Specifically, the probabilities in the previous set output a
classification for the move that the algorithm then can move on to
whatever device that needs the movement. For example, the algorithm
classifies soccer movements (e.g., shooting, running, and passing)
and generates these movements to be passed to the logic (e.g., game
logic) of the primary application, or generates a continuation of
movements if the new values from the sensors indicate that such a
move is still occurring, thus allowing for stronger kicks versus
weaker, and faster running movement versus slower.
[0056] At a step 435, these set of values and actions are stored as
another stage to then be used in further interpolation and
predictions in the next iteration of the algorithm. This storage
can be done in any fashion as necessary based upon how the
interpolation and probabilities are done as mentioned earlier.
[0057] The algorithm loops and repeats as necessary until it is
determined at a step 440 that the actions are no longer needed to
be viewed and the user stops the algorithm.
2. Using a Finite State Machine for Interpreting and Reproducing
Realistic Movements
[0058] This technique of the present invention uses one or more
finite state machines (FSMs) for interpreting and reproducing
realistic motion as video game actions. FSMs can control the
behavior of a primary application by defining a finite set of
application states, state transitions and actions. State diagrams
provide easy to understand illustrations of such state machines,
making it easy to communicate the logic flow of the primary
application. FSMs are suitable for motion interpretation because
they are deterministic, have low computational overhead, and allow
signals to be described and analyzed within some context (as
defined by the state machine). The low computational overhead of
FSMs make them perfect candidates for video game applications and
other applications that require real-time response to user input.
By using finite state machines to interpret and reproduce realistic
motion captured from body-wearable sensors as video game actions,
gamers can be put into more immersive and active gaming experiences
The advantages of using FSMs for interpreting and reproducing
motion is that they are deterministic, they are easy to construct,
and they have low computational overhead.
[0059] FIGS. 5A-5B illustrate exemplary diagrams of capturing and
interpreting physical motions and reproducing them as video game
actions in accordance with the present invention. At a high level,
a user provides motion data using one or more capture devices 505,
which is then interpreted 520 with one or more finite state
machines 530, which is finally mapped 535 into an action within a
primary application 545.
[0060] Specifically, the motion sensing unit 505 includes sensors
510, 515 of one or more capture devices for transmitting and
receiving motion data. Physical motion data is captured by one or
more sensors 515, which includes, but not limited to, an
accelerometer, a gyroscope, a camera, an illuminated array, and/or
an RF tag. Motion data is received by one or more sensors 510,
which transfer the motion data to the motion interpretation unit
520. The data transfer can be done via direct wired connection,
wireless data transmission or by any other methods known to those
of ordinary skill in the art.
[0061] Raw motion data is periodically sampled from one or more
motion sensors of the motion sensing unit 505. A signal processing
unit 525 encodes the processed motion data using one or more states
and/or one or more state transitions 530, or it passes the
processed motion data directly to the action mapping unit 535 to be
directly mapped to one or more actions within the primary
application 545.
[0062] One or more finite state machines 530 are constructed from
the identified states and state transitions and are used for
interpreting the physical motion (using the received motion data).

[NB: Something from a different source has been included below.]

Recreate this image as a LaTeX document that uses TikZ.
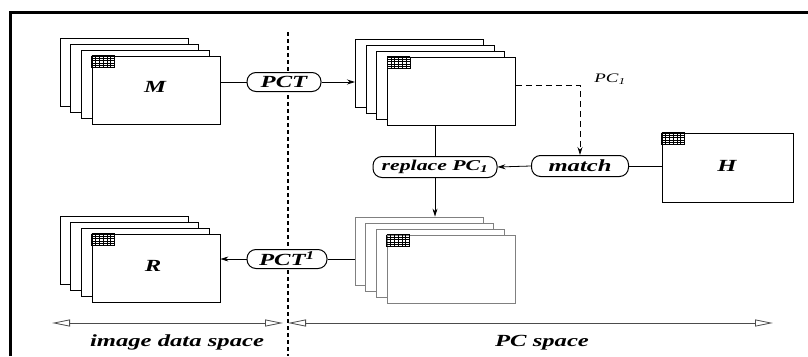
\documentclass[tikz,border=0pt]{standalone}
\usepackage{fontspec}
\setmainfont{Liberation Serif}[FakeStretch=1.45]
\usetikzlibrary{arrows.meta}

\begin{document}
\begin{tikzpicture}[x=1pt,y=-1pt,>={Stealth[length=8pt,width=5pt]},thick,
  sheet/.style={draw,fill=white,minimum width=128pt,minimum height=68pt,inner sep=0pt,line width=0.8pt},
  op node/.style={draw,fill=white,line width=1pt,rounded corners=9pt,minimum height=19pt,inner xsep=2pt,inner ysep=0pt,
    font=\fontsize{17}{17}\selectfont\bfseries\itshape},
  name node/.style={font=\fontsize{17}{17}\selectfont\bfseries\itshape},
  space arrow/.style={{Triangle[open,length=18pt,width=7pt]}-{Triangle[open,length=18pt,width=7pt]},
    gray!60!black,line width=0.8pt}]

  \useasboundingbox (0,0) rectangle (808,356);

  % frame and divider
  \draw[line width=3pt] (10,356) -- (10,12) -- (808,12);
  \draw[line width=2pt,dash pattern=on 4pt off 3pt] (288,32) -- (288,356);

  % sheet stacks
  \foreach \s/\x/\y/\c in {M/156/90/black, P/451.5/91/black, Q/451/269/gray, R/156/268/black}
    \foreach \i in {1,...,4}
      \node[sheet,draw=\c] (\s\i) at ({\x-(4-\i)*10.7},{\y-(4-\i)*6}) {};
  \node[sheet,minimum width=131pt,minimum height=69pt] (H) at (727.5,167.5) {};

  % pixel grids
  \foreach \s in {M4,P4,Q4,R4,H} {
    \foreach \k in {0,3.8,...,23}
      \draw[line width=0.5pt] (\s.north west) ++(\k,0) -- ++(0,12);
    \foreach \k in {0,2.4,...,12}
      \draw[line width=0.5pt] (\s.north west) ++(0,\k) -- ++(23,0);
  }

  \node[name node] (Mname) at (155,87) {M};
  \node[name node] (Rname) at (153,266) {R};
  \node[name node] (Hname) at (727,166) {H};

  % operations
  \node[op node,minimum width=74pt] (PCT) at (284,82) {PCT};
  \node[op node,minimum width=80pt] (PCTi) at (287,259) {PCT\textsuperscript{1}};
  \node[op node,minimum width=97pt,minimum height=21pt] (match) at (580,166) {match};
  \node[op node,minimum width=124pt,minimum height=21pt,font=\fontsize{15}{15}\selectfont\bfseries\itshape]
    (replace) at (435,167) {replace PC\textsubscript{1}};

  \draw (PCT.west) -- (PCT.west -| M4.east);
  \draw[->] (PCT.east) -- (PCT.east -| P1.west);
  \draw[->,line width=0.8pt,dash pattern=on 6pt off 4pt] ([yshift=6pt]P4.east) -| (match.north);
  \node[font=\fontsize{13}{13}\selectfont\itshape] (pcone) at (610,79) {PC\textsubscript{1}};
  \draw (match.east) -- (match.east -| H.west);
  \draw[->] (match.west) -- (replace.east);
  \draw (replace.north) -- (replace.north |- P4.south);
  \draw[->] (replace.south) -- (replace.south |- Q1.north);
  \draw (PCTi.east) -- (PCTi.east -| Q1.west);
  \draw[->] (PCTi.west) -- (PCTi.west -| R4.east);

  % spaces
  \coordinate (imgL) at (52,323);
  \coordinate (imgR) at (283,323);
  \coordinate (pcL) at (288,323);
  \coordinate (pcR) at (773,323);
  \draw[space arrow] (imgL) -- (imgR);
  \draw[space arrow] (pcL) -- (pcR);
  \node[name node] (imgspace) at (177,342) {image data space};
  \node[name node] (pcspace) at (542,343) {PC space};
\end{tikzpicture}
\end{document}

These finite state machines 530 preferably provide short term
memory, providing signals a context at the particular time that it
is sampled. This short term memory allows for a more reliably
interpreted physical movement because certain motions can have
different effects depending on the users previous state.
[0063] For example, FIG. 6A illustrates an interpretation and
reproduction of a video game "jump" action. Because the motion data
from jumping and from recovering look very similar, four-state
finite state machine can be used to place that motion data into the
correct context. As such, motions that look almost identical when
sampling the signal instantaneously can be properly
interpreted.
[0064] Continuing with the example, FIGS. 6B-6C illustrate two
exemplary state machines to interpret jump motions in accordance
with the present invention. Since a finite state machine is used, a
JUMP STATE can be distinguished from a RECOVER STATE (as shown in
FIG. 6B), and a JUMP STATE can be further distinguished from a
POWER JUMP STATE (as shown in FIG. 6C). When analyzing signals
instantaneously at regularly sampled intervals, the signals look
very similar, and can therefore be mistakenly interpreted as the
same motion. It is the short term memory that the finite state
machine is able to make a distinction between the two.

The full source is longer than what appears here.